MAB regional business partner Michelle Brook says: “Brokers, lenders and agents have all adapted really well to the previously introduced lockdown requirements and pragmatic changes introduced earlier in the year – including, for example, the increased usage amongst lenders of AVMs and desktop valuations at higher LTVs, thereby allowing more transactions to proceed without the need for physical inspections.”

Accord Mortgages director of intermediary distribution Jeremy Duncombe says: “Our people are used to working from home and have developed innovative ways to work together whilst being remote.
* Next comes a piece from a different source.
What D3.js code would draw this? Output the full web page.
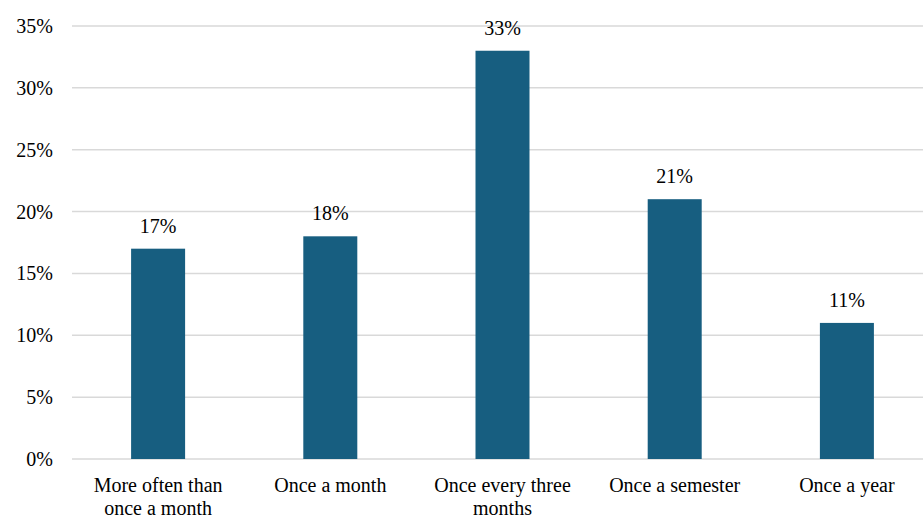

Brokers are comfortable and confident in how they interact with us, checking turnaround times online, using our MSO portal for case updates or discussing queries on webchat.

Duncombe adds that, with the lockdown allowing the mortgage market to move this time around, he feels it unlikely that the market will see pent-up demand at the start of December.

“Our appetite to lend remains the same…what remains to be seen is how consumer confidence will be impacted and the industry needs to work together to ensure the market stays buoyant,” he concludes.

Barrett agrees with this assessment. She says: “With the housing market still open for business, and volumes still rising daily, I do not believe [the lockdown] will affect the industry as it did previously.

“I feel this industry has built up resilience and accepted a new way of working, which gives me confidence.”

And this could be a rare piece of good news. As Brook puts it: “The ability for the continuation of housing transactions to be undertaken is massively important for the industry and also for the wider UK economy due to the multiplier effect that housing has in generating further activity and spending in the wider economy.”

Let’s all just hope that we don’t see a lockdown trilogy.